Under the proposal, the FDIC would eliminate a double-counting issue that arises with respect to a number of financial measures that are used to ascertain deposit insurance assessments for large and complex banks. Specifically, the proposal would amend the risk-based deposit insurance assessments by removing the double counting of certain CECL transitional amounts in some financial measures. This would address the fact that some deposit insurance assessment rates for large and highly complex banks do not accurately reflect such banks' risks to the FDIC's deposit insurance fund because certain CECL transitional amounts are included in the summation of both Tier 1 capital and reserves (which already include the implementation of CECL). The proposal would also recalibrate the calculation of the loss severity measures to address double-counting issues therein with respect to CECL transitional amounts.

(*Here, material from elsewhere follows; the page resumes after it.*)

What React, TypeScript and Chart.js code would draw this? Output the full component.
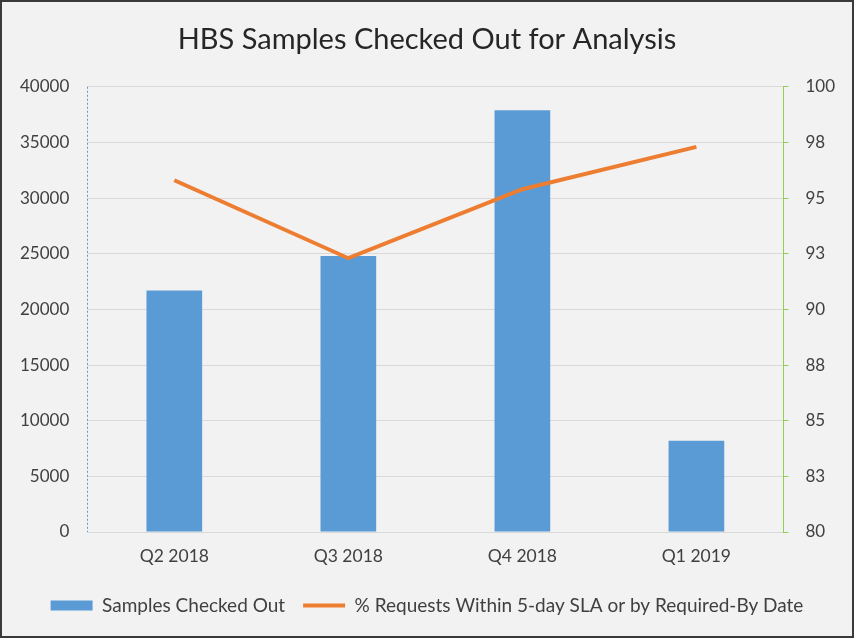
import React, { useEffect, useRef } from "react";
import { Chart, registerables } from "chart.js";

Chart.register(...registerables);

const categories = ["Q2 2018", "Q3 2018", "Q4 2018", "Q1 2019"];
const samplesCheckedOut = [21700, 24800, 37900, 8200];
const pctWithinSla = [95.8, 92.3, 95.4, 97.3];
const leftTicks = [0, 5000, 10000, 15000, 20000, 25000, 30000, 35000, 40000];
const rightTicks = [80, 82.5, 85, 87.5, 90, 92.5, 95, 97.5, 100];

const FONT = "Lato, 'Open Sans', sans-serif";
const TEXT = "#404040";

const dashedLeftAxis = {
  id: "dashedLeftAxis",
  afterDraw(chart: any) {
    const s = chart.scales.y;
    const ctx = chart.ctx;
    const x = Math.round(s.right) + 0.5;
    ctx.save();
    ctx.strokeStyle = "#5b9bd5";
    ctx.lineWidth = 1;
    ctx.setLineDash([2, 2]);
    ctx.beginPath();
    ctx.moveTo(x, s.top);
    ctx.lineTo(x, s.bottom);
    ctx.stroke();
    ctx.restore();
  },
};

export default function App() {
  const ref = useRef<HTMLCanvasElement | null>(null);
  useEffect(() => {
    if (!ref.current) return;
    const chart = new Chart(ref.current, {
      type: "bar",
      data: {
        labels: categories,
        datasets: [
          {
            type: "line",
            label: "% Requests Within 5-day SLA or by Required-By Date",
            data: pctWithinSla,
            borderColor: "#ed7d31",
            backgroundColor: "#ed7d31",
            borderWidth: 4,
            pointRadius: 0,
            pointStyle: "line",
            tension: 0,
            yAxisID: "y1",
            order: 0,
          } as any,
          {
            type: "bar",
            label: "Samples Checked Out",
            data: samplesCheckedOut,
            backgroundColor: "#5b9bd5",
            borderWidth: 0,
            pointStyle: "rect",
            barPercentage: 0.32,
            categoryPercentage: 1,
            yAxisID: "y",
            order: 1,
          } as any,
        ],
      },
      options: {
        animation: false,
        responsive: true,
        maintainAspectRatio: false,
        layout: { padding: { left: 0, right: 0, top: 6, bottom: 11 } },
        plugins: {
          title: {
            display: true,
            text: "HBS Samples Checked Out for Analysis",
            color: "#262626",
            font: { family: FONT, size: 29, weight: "normal" },
            padding: { top: 14, bottom: 30 },
          },
          legend: {
            position: "bottom",
            reverse: true,
            labels: {
              usePointStyle: true,
              pointStyleWidth: 42,
              boxHeight: 10,
              color: TEXT,
              font: { family: FONT, size: 19 },
              padding: 18,
            },
          },
          tooltip: { enabled: false },
        },
        scales: {
          x: {
            grid: { display: false },
            border: { color: "#d9d9d9" },
            ticks: { color: TEXT, font: { family: FONT, size: 17.5 }, padding: 6 },
            afterFit: (s: any) => {
              s.height += 5;
            },
          } as any,
          y: {
            position: "left",
            min: 0,
            max: 40000,
            afterBuildTicks: (axis: any) => {
              axis.ticks = leftTicks.map((v) => ({ value: v }));
            },
            grid: { color: "#d9d9d9", lineWidth: 1, drawTicks: false },
            border: { display: false },
            ticks: {
              color: TEXT,
              font: { family: FONT, size: 17 },
              padding: 18,
              callback: (v: any) => String(v),
            },
          } as any,
          y1: {
            position: "right",
            min: 80,
            max: 100,
            afterBuildTicks: (axis: any) => {
              axis.ticks = rightTicks.map((v) => ({ value: v }));
            },
            grid: { drawOnChartArea: false, color: "#92d050", tickLength: 5 },
            border: { color: "#92d050", width: 1 },
            ticks: {
              color: TEXT,
              font: { family: FONT, size: 17 },
              padding: 17,
              callback: (v: any) => String(Math.round(Number(v) + 1e-9)),
            },
          } as any,
        },
      },
      plugins: [dashedLeftAxis],
    });
    return () => chart.destroy();
  }, []);
  return (
    <div
      style={{
        position: "absolute",
        left: 0,
        top: 0,
        width: 854,
        height: 638,
        boxSizing: "border-box",
        border: "2px solid #3a3a3a",
        background: "#f2f2f2",
      }}
    >
      <canvas ref={ref} />
    </div>
  );
}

The proposal is limited to the deposit insurance system as applied to large and highly complex banks. It would not impact the regulatory capital requirements or the regulatory capital relief that has allowed banking organizations to incrementally implement the CECL transition regarding regulatory capital. This means, specifically, that the FDIC would "continue to apply the CECL regulatory capital transition provisions, with the regulatory capital relief provided to address concerns that . . . unexpected economic conditions at the time of CECL adoption could result in higher-than-anticipated increases in allowances."

Comments on the proposal must be submitted within 30 days after its publication in the Federal Register.